• Objective:
Tally the lines below that contain "document". The number is the whole answer.

• Available data:

....

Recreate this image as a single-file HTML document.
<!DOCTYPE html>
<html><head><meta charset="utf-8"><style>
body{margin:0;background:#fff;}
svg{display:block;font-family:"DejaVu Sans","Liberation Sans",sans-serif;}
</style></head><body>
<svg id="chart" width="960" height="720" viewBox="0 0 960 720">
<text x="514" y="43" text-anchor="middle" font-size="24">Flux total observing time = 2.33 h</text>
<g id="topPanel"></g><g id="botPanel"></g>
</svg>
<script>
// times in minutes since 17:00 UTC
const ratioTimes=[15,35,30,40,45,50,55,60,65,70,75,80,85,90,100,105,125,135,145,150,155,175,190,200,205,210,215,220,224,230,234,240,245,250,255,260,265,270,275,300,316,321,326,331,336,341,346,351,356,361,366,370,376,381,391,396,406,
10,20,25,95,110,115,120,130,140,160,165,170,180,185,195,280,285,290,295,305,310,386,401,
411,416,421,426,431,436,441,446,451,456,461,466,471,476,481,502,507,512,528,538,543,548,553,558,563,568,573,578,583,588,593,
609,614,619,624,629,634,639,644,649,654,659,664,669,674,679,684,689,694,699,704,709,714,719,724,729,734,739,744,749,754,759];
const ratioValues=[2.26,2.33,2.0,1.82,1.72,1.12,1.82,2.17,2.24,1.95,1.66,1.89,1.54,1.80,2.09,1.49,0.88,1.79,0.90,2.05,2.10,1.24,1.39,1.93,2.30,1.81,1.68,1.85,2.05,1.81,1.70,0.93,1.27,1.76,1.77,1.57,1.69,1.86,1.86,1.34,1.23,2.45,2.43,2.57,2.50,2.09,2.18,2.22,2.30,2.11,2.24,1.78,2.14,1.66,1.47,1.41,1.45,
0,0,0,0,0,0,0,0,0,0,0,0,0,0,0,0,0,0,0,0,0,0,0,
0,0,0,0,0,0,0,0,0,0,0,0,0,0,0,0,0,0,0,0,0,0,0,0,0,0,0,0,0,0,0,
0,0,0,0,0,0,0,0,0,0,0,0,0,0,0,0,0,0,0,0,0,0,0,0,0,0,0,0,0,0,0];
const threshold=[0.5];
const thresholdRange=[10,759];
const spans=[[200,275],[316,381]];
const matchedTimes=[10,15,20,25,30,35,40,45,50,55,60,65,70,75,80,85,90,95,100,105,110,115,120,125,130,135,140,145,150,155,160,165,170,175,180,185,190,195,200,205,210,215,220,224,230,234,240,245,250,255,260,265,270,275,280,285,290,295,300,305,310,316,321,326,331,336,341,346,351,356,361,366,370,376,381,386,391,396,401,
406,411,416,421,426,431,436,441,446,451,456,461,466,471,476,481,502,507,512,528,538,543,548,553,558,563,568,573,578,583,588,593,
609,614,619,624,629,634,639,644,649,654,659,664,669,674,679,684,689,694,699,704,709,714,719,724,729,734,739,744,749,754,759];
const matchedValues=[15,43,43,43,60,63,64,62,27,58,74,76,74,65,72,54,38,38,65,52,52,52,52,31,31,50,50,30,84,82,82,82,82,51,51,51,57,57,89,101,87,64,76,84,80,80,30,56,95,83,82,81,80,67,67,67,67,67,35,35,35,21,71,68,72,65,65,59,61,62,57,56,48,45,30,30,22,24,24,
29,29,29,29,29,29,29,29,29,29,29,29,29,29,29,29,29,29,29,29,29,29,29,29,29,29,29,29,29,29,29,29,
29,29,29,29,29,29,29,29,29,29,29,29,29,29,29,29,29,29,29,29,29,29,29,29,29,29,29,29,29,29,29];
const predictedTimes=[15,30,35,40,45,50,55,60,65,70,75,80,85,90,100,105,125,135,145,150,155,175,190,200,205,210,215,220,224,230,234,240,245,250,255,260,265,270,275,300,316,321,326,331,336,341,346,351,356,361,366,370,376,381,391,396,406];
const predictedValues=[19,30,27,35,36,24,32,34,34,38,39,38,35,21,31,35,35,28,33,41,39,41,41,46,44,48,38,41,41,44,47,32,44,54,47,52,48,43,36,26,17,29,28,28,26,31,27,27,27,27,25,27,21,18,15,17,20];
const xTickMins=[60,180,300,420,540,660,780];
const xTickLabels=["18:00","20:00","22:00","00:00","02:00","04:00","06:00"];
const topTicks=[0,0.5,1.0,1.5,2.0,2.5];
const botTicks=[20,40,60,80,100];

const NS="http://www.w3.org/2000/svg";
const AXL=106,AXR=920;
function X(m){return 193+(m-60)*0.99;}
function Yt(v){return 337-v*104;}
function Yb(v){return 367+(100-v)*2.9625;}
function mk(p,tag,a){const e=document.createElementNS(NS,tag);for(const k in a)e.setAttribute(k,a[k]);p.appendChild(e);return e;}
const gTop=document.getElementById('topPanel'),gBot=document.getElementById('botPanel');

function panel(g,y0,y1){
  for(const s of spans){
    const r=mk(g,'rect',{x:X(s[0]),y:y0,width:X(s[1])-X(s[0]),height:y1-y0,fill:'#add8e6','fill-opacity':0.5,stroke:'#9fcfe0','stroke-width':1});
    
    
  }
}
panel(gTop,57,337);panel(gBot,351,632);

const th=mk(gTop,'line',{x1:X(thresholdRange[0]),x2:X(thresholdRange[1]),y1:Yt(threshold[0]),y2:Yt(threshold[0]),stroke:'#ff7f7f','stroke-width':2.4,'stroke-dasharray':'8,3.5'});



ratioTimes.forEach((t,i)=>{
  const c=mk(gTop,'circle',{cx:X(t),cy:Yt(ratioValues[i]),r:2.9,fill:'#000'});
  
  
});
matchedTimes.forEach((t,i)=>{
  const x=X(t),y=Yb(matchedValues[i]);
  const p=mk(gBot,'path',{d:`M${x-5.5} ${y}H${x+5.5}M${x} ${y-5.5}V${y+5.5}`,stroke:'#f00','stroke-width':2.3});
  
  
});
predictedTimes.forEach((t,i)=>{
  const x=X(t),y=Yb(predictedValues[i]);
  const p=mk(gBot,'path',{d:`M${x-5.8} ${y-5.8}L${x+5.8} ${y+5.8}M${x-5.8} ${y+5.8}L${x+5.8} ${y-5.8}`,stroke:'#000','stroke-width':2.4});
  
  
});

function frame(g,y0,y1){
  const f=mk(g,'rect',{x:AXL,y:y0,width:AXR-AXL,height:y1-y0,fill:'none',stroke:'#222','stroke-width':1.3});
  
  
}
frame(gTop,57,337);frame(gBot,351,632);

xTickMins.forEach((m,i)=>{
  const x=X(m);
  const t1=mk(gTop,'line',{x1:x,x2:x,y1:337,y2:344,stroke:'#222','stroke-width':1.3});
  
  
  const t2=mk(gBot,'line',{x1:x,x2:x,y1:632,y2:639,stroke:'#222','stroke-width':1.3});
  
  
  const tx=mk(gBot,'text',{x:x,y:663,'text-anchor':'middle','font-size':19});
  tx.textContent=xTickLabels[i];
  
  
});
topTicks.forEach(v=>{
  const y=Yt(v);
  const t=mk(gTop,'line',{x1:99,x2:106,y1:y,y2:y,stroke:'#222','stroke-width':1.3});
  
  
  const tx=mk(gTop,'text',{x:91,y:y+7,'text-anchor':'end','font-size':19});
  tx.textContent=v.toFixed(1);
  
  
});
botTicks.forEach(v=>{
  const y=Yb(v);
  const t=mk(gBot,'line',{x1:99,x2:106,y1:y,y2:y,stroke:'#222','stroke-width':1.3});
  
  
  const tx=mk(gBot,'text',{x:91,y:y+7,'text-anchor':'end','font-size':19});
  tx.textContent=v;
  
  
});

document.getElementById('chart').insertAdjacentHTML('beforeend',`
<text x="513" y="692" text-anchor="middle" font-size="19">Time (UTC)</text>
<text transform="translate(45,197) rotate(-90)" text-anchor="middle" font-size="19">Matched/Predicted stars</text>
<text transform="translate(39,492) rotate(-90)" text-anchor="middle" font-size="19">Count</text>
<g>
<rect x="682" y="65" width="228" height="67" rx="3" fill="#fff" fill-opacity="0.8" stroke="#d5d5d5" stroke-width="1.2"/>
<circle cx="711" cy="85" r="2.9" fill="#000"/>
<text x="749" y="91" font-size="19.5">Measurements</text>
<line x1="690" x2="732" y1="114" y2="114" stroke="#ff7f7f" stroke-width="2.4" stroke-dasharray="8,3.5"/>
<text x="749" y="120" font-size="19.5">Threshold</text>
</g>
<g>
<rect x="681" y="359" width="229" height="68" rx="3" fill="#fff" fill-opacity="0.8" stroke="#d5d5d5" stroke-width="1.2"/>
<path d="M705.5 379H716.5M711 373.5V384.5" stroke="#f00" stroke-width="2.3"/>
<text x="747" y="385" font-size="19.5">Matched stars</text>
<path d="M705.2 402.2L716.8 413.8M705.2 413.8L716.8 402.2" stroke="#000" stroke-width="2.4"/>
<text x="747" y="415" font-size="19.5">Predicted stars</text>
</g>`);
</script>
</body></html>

....

• Problem solution:
4